# STATED PROBLEM:
Quote the records beneath, complete and exact. Leave out images.

-- Begin --

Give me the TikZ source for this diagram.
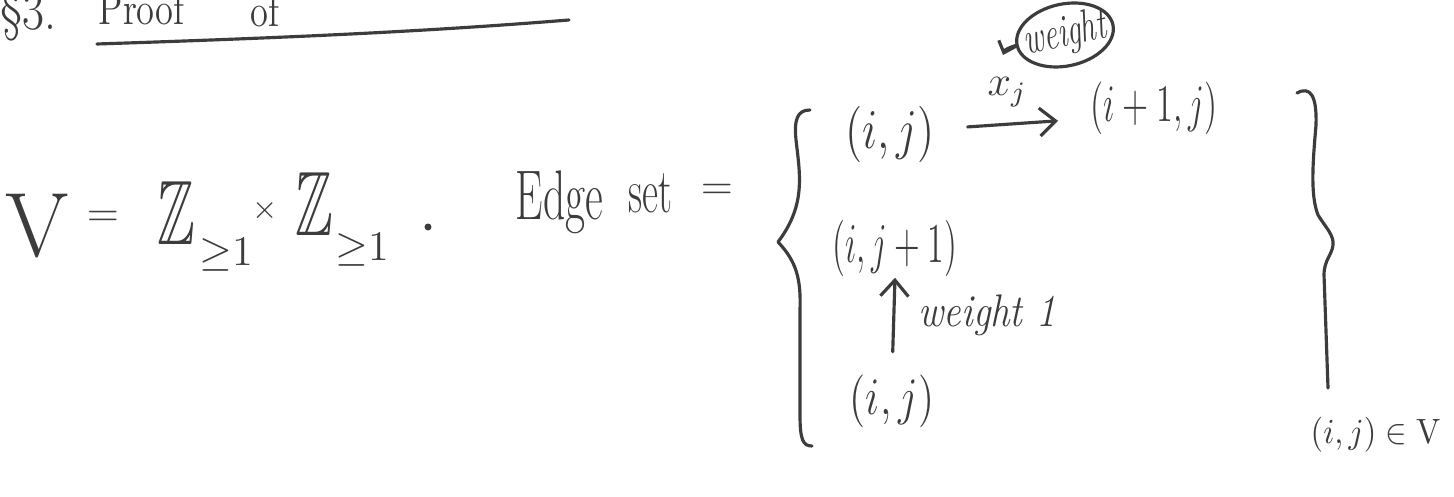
\RequirePackage{fix-cm}
\documentclass[tikz,border=0pt]{standalone}
\usepackage{amsmath,amssymb}
\usepackage{graphicx}
\usepackage{xcolor}
\usepackage{tikz}
\usetikzlibrary{arrows.meta,positioning,shapes.geometric}

\definecolor{ink}{HTML}{3C3C3C}
% handwriting is narrow: squeeze text sideways
\newcommand{\hsqueeze}[2][0.62]{\scalebox{#1}[1]{#2}}

\begin{document}
\begin{tikzpicture}[x=0.1mm, y=-0.1mm, color=ink,
  bigsym/.style={inner sep=0pt, font=\fontsize{26}{30}\selectfont},
  sub/.style={inner sep=0pt, font=\fontsize{12}{14}\selectfont},
  word/.style={inner sep=0pt, anchor=base west, font=\fontsize{20}{24}\selectfont},
  pair/.style={inner sep=0pt, anchor=base, font=\fontsize{16}{19}\selectfont},
  note/.style={inner sep=0pt, font=\fontsize{13}{15}\selectfont\itshape},
  arrow/.style={-{Straight Barb[length=1.6mm,width=2.8mm]}, line width=0.9pt, line cap=round},
  brace/.style={line width=0.9pt, line cap=round, line join=round}
]
\fill[white] (0,0) rectangle (1454,497);
\useasboundingbox (0,0) rectangle (1454,497);
\clip (0,0) rectangle (1454,497);

% title, cut off by the top edge
\node[word, font=\fontsize{16}{19}\selectfont] (sec) at (0,30) {\hsqueeze[0.85]{\S3.}};
\node[word, font=\fontsize{13}{16}\selectfont] (proof) at (98,25) {\hsqueeze[0.8]{Proof}};
\node[word, font=\fontsize{13}{16}\selectfont] (of) at (250,27) {\hsqueeze[0.8]{of}};
\draw[brace] (97,44) .. controls (280,38) and (420,32) .. (569,20);

% vertex set
\node[bigsym] (vset) at (38,225) {$\mathrm{V}$};
\node[sub] (eqv) at (103,219) {$=$};
\node[bigsym] (zz1) at (176,213) {\hsqueeze[0.62]{$\mathbb{Z}$}};
\node[sub] (ge1) at (226,255) {${\geq}1$};
\node[sub, font=\fontsize{9}{11}\selectfont] (times) at (265,211) {$\times$};
\node[bigsym] (zz2) at (314,204) {\hsqueeze[0.62]{$\mathbb{Z}$}};
\node[sub] (ge2) at (362,250) {${\geq}1$};
\node[circle, fill=ink, inner sep=0.7pt] (dot) at (428,227) {};

% edge set
\node[word] (edge) at (515,220) {\hsqueeze{Edge}};
\node[word, font=\fontsize{18}{22}\selectfont] (set) at (628,213) {\hsqueeze{set}};
\node[sub] (eqe) at (717,192) {$=$};

\draw[brace] (810,110) .. controls (797,110) and (794,120) .. (796,140)
  .. controls (800,175) and (806,205) .. (778,242)
  .. controls (797,262) and (801,280) .. (800,310) -- (800,415)
  .. controls (800,440) and (803,446) .. (812,446);
\draw[brace] (1297,93) .. controls (1310,86) and (1317,95) .. (1316,125)
  .. controls (1313,160) and (1310,195) .. (1318,215)
  .. controls (1326,228) and (1334,235) .. (1333,245)
  .. controls (1332,255) and (1324,260) .. (1324,275) -- (1328,388);

% horizontal edge
\node[pair] (ij) at (890,149) {\hsqueeze[0.8]{$(i,j)$}};
\node[pair, anchor=base west, font=\fontsize{15}{18}\selectfont] (ip) at (1090,122) {\hsqueeze[0.65]{$(i+1,j)$}};
\draw[arrow] ([shift={(32,-8)}]ij.east) -- ([shift={(-32,12)}]ip.west);
\node[sub] (xj) at (1007,92) {$x_j$};
\node[note, draw, ellipse, rotate=12, line width=0.9pt, inner xsep=-1.5mm, inner ysep=0pt,
  minimum width=0.98cm, minimum height=0.62cm] (wt) at (1065,35) {\hsqueeze[0.68]{weight}};
\coordinate (xjtip) at (1003,55);
\draw[arrow, -{Straight Barb[length=1mm,width=1.8mm]}] (wt.west) to[out=200, in=70] (xjtip);

% vertical edge
\node[pair] (ijp) at (895,263) {\hsqueeze[0.6]{$(i,j+1)$}};
\node[pair, font=\fontsize{15}{18}\selectfont] (ijb) at (892,415) {\hsqueeze[0.8]{$(i,j)$}};
\draw[arrow, shorten <=2.3mm] (ijb.north) -- (ijp.south);
\node[note, anchor=base west] (wone) at (918,327) {\hsqueeze[0.85]{weight 1}};

\node[pair, anchor=base west, font=\fontsize{10}{12}\selectfont] (range) at (1310,444) {\hsqueeze[0.92]{$(i,j)\in\mathrm{V}$}};
\end{tikzpicture}
\end{document}
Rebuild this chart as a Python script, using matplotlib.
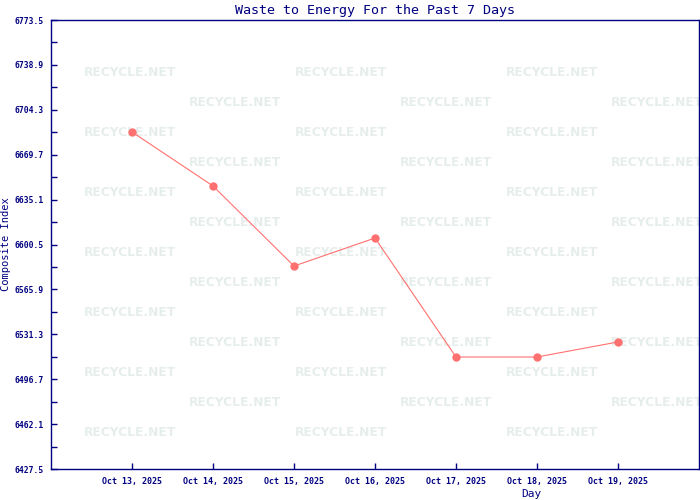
import matplotlib
matplotlib.use('Agg')
import matplotlib.pyplot as plt
import numpy as np

# data
days = ['Oct 13, 2025', 'Oct 14, 2025', 'Oct 15, 2025', 'Oct 16, 2025',
        'Oct 17, 2025', 'Oct 18, 2025', 'Oct 19, 2025']
index_vals = [6687.2, 6645.6, 6583.9, 6605.5, 6513.8, 6513.8, 6525.4]
y_ticks = [6427.5, 6462.1, 6496.7, 6531.3, 6565.9, 6600.5,
           6635.1, 6669.7, 6704.3, 6738.9, 6773.5]

navy = '#000080'
mono = ['DejaVu Sans Mono']

fig = plt.figure(figsize=(7, 5), dpi=100)
ax = fig.add_axes([51/700, 31/500, 648/700, 449/500])
ax.set_zorder(2)

# background watermark, staggered grid
for r in range(13):
    yp = 500 - (73 + 30*r)
    x0 = 130 if r % 2 == 0 else 235
    for k in range(4):
        xp = x0 + 211*k
        if xp > 690:
            continue
        t = fig.text(xp/700, yp/500, 'RECYCLE.NET', color='#e6eeec', fontsize=8.8,
                     fontweight='bold', ha='center', va='center', zorder=0)
        t.set_clip_box(ax.bbox)

x = np.arange(len(days))
ax.plot(x, index_vals, color='#ff7070', lw=0.8, marker='o', ms=5,
        mfc='#ff7070', mec='#ff7070', zorder=3)

ax.set_xlim(-1, 7)
ax.set_ylim(y_ticks[0], y_ticks[-1])
ax.set_xticks(x)
ax.set_xticklabels(days, family=mono, fontsize=6, fontweight='bold', color=navy)
ax.set_yticks(y_ticks)
ax.set_yticklabels([f'{v:.1f}' for v in y_ticks], family=mono, fontsize=5.8,
                   fontweight='bold', color=navy)
ax.set_yticks([(a + b) / 2 for a, b in zip(y_ticks[:-1], y_ticks[1:])], minor=True)
ax.tick_params(axis='both', which='both', direction='in', length=4, width=1,
               color=navy, pad=6)
ax.tick_params(axis='y', pad=5)
ax.patch.set_alpha(0)
for s in ax.spines.values():
    s.set_color(navy)
    s.set_linewidth(1)

ax.set_title('Waste to Energy For the Past 7 Days', family=mono, fontsize=9.6,
             color=navy, pad=4)
ax.set_ylabel('Composite Index', family=mono, fontsize=7.5, color=navy, labelpad=3)
ax.set_xlabel('Day', family=mono, fontsize=8, color=navy)
ax.xaxis.set_label_coords((531 - 51) / 648, -0.045)

plt.savefig('out.png', dpi=100)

-- End --

# RESULT BELOW:
Give me the TikZ source for this diagram.
\RequirePackage{fix-cm}
\documentclass[tikz,border=0pt]{standalone}
\usepackage{amsmath,amssymb}
\usepackage{graphicx}
\usepackage{xcolor}
\usepackage{tikz}
\usetikzlibrary{arrows.meta,positioning,shapes.geometric}

\definecolor{ink}{HTML}{3C3C3C}
% handwriting is narrow: squeeze text sideways
\newcommand{\hsqueeze}[2][0.62]{\scalebox{#1}[1]{#2}}

\begin{document}
\begin{tikzpicture}[x=0.1mm, y=-0.1mm, color=ink,
  bigsym/.style={inner sep=0pt, font=\fontsize{26}{30}\selectfont},
  sub/.style={inner sep=0pt, font=\fontsize{12}{14}\selectfont},
  word/.style={inner sep=0pt, anchor=base west, font=\fontsize{20}{24}\selectfont},
  pair/.style={inner sep=0pt, anchor=base, font=\fontsize{16}{19}\selectfont},
  note/.style={inner sep=0pt, font=\fontsize{13}{15}\selectfont\itshape},
  arrow/.style={-{Straight Barb[length=1.6mm,width=2.8mm]}, line width=0.9pt, line cap=round},
  brace/.style={line width=0.9pt, line cap=round, line join=round}
]
\fill[white] (0,0) rectangle (1454,497);
\useasboundingbox (0,0) rectangle (1454,497);
\clip (0,0) rectangle (1454,497);

% title, cut off by the top edge
\node[word, font=\fontsize{16}{19}\selectfont] (sec) at (0,30) {\hsqueeze[0.85]{\S3.}};
\node[word, font=\fontsize{13}{16}\selectfont] (proof) at (98,25) {\hsqueeze[0.8]{Proof}};
\node[word, font=\fontsize{13}{16}\selectfont] (of) at (250,27) {\hsqueeze[0.8]{of}};
\draw[brace] (97,44) .. controls (280,38) and (420,32) .. (569,20);

% vertex set
\node[bigsym] (vset) at (38,225) {$\mathrm{V}$};
\node[sub] (eqv) at (103,219) {$=$};
\node[bigsym] (zz1) at (176,213) {\hsqueeze[0.62]{$\mathbb{Z}$}};
\node[sub] (ge1) at (226,255) {${\geq}1$};
\node[sub, font=\fontsize{9}{11}\selectfont] (times) at (265,211) {$\times$};
\node[bigsym] (zz2) at (314,204) {\hsqueeze[0.62]{$\mathbb{Z}$}};
\node[sub] (ge2) at (362,250) {${\geq}1$};
\node[circle, fill=ink, inner sep=0.7pt] (dot) at (428,227) {};

% edge set
\node[word] (edge) at (515,220) {\hsqueeze{Edge}};
\node[word, font=\fontsize{18}{22}\selectfont] (set) at (628,213) {\hsqueeze{set}};
\node[sub] (eqe) at (717,192) {$=$};

\draw[brace] (810,110) .. controls (797,110) and (794,120) .. (796,140)
  .. controls (800,175) and (806,205) .. (778,242)
  .. controls (797,262) and (801,280) .. (800,310) -- (800,415)
  .. controls (800,440) and (803,446) .. (812,446);
\draw[brace] (1297,93) .. controls (1310,86) and (1317,95) .. (1316,125)
  .. controls (1313,160) and (1310,195) .. (1318,215)
  .. controls (1326,228) and (1334,235) .. (1333,245)
  .. controls (1332,255) and (1324,260) .. (1324,275) -- (1328,388);

% horizontal edge
\node[pair] (ij) at (890,149) {\hsqueeze[0.8]{$(i,j)$}};
\node[pair, anchor=base west, font=\fontsize{15}{18}\selectfont] (ip) at (1090,122) {\hsqueeze[0.65]{$(i+1,j)$}};
\draw[arrow] ([shift={(32,-8)}]ij.east) -- ([shift={(-32,12)}]ip.west);
\node[sub] (xj) at (1007,92) {$x_j$};
\node[note, draw, ellipse, rotate=12, line width=0.9pt, inner xsep=-1.5mm, inner ysep=0pt,
  minimum width=0.98cm, minimum height=0.62cm] (wt) at (1065,35) {\hsqueeze[0.68]{weight}};
\coordinate (xjtip) at (1003,55);
\draw[arrow, -{Straight Barb[length=1mm,width=1.8mm]}] (wt.west) to[out=200, in=70] (xjtip);

% vertical edge
\node[pair] (ijp) at (895,263) {\hsqueeze[0.6]{$(i,j+1)$}};
\node[pair, font=\fontsize{15}{18}\selectfont] (ijb) at (892,415) {\hsqueeze[0.8]{$(i,j)$}};
\draw[arrow, shorten <=2.3mm] (ijb.north) -- (ijp.south);
\node[note, anchor=base west] (wone) at (918,327) {\hsqueeze[0.85]{weight 1}};

\node[pair, anchor=base west, font=\fontsize{10}{12}\selectfont] (range) at (1310,444) {\hsqueeze[0.92]{$(i,j)\in\mathrm{V}$}};
\end{tikzpicture}
\end{document}
Rebuild this chart as a Python script, using matplotlib.
import matplotlib
matplotlib.use('Agg')
import matplotlib.pyplot as plt
import numpy as np

# data
days = ['Oct 13, 2025', 'Oct 14, 2025', 'Oct 15, 2025', 'Oct 16, 2025',
        'Oct 17, 2025', 'Oct 18, 2025', 'Oct 19, 2025']
index_vals = [6687.2, 6645.6, 6583.9, 6605.5, 6513.8, 6513.8, 6525.4]
y_ticks = [6427.5, 6462.1, 6496.7, 6531.3, 6565.9, 6600.5,
           6635.1, 6669.7, 6704.3, 6738.9, 6773.5]

navy = '#000080'
mono = ['DejaVu Sans Mono']

fig = plt.figure(figsize=(7, 5), dpi=100)
ax = fig.add_axes([51/700, 31/500, 648/700, 449/500])
ax.set_zorder(2)

# background watermark, staggered grid
for r in range(13):
    yp = 500 - (73 + 30*r)
    x0 = 130 if r % 2 == 0 else 235
    for k in range(4):
        xp = x0 + 211*k
        if xp > 690:
            continue
        t = fig.text(xp/700, yp/500, 'RECYCLE.NET', color='#e6eeec', fontsize=8.8,
                     fontweight='bold', ha='center', va='center', zorder=0)
        t.set_clip_box(ax.bbox)

x = np.arange(len(days))
ax.plot(x, index_vals, color='#ff7070', lw=0.8, marker='o', ms=5,
        mfc='#ff7070', mec='#ff7070', zorder=3)

ax.set_xlim(-1, 7)
ax.set_ylim(y_ticks[0], y_ticks[-1])
ax.set_xticks(x)
ax.set_xticklabels(days, family=mono, fontsize=6, fontweight='bold', color=navy)
ax.set_yticks(y_ticks)
ax.set_yticklabels([f'{v:.1f}' for v in y_ticks], family=mono, fontsize=5.8,
                   fontweight='bold', color=navy)
ax.set_yticks([(a + b) / 2 for a, b in zip(y_ticks[:-1], y_ticks[1:])], minor=True)
ax.tick_params(axis='both', which='both', direction='in', length=4, width=1,
               color=navy, pad=6)
ax.tick_params(axis='y', pad=5)
ax.patch.set_alpha(0)
for s in ax.spines.values():
    s.set_color(navy)
    s.set_linewidth(1)

ax.set_title('Waste to Energy For the Past 7 Days', family=mono, fontsize=9.6,
             color=navy, pad=4)
ax.set_ylabel('Composite Index', family=mono, fontsize=7.5, color=navy, labelpad=3)
ax.set_xlabel('Day', family=mono, fontsize=8, color=navy)
ax.xaxis.set_label_coords((531 - 51) / 648, -0.045)

plt.savefig('out.png', dpi=100)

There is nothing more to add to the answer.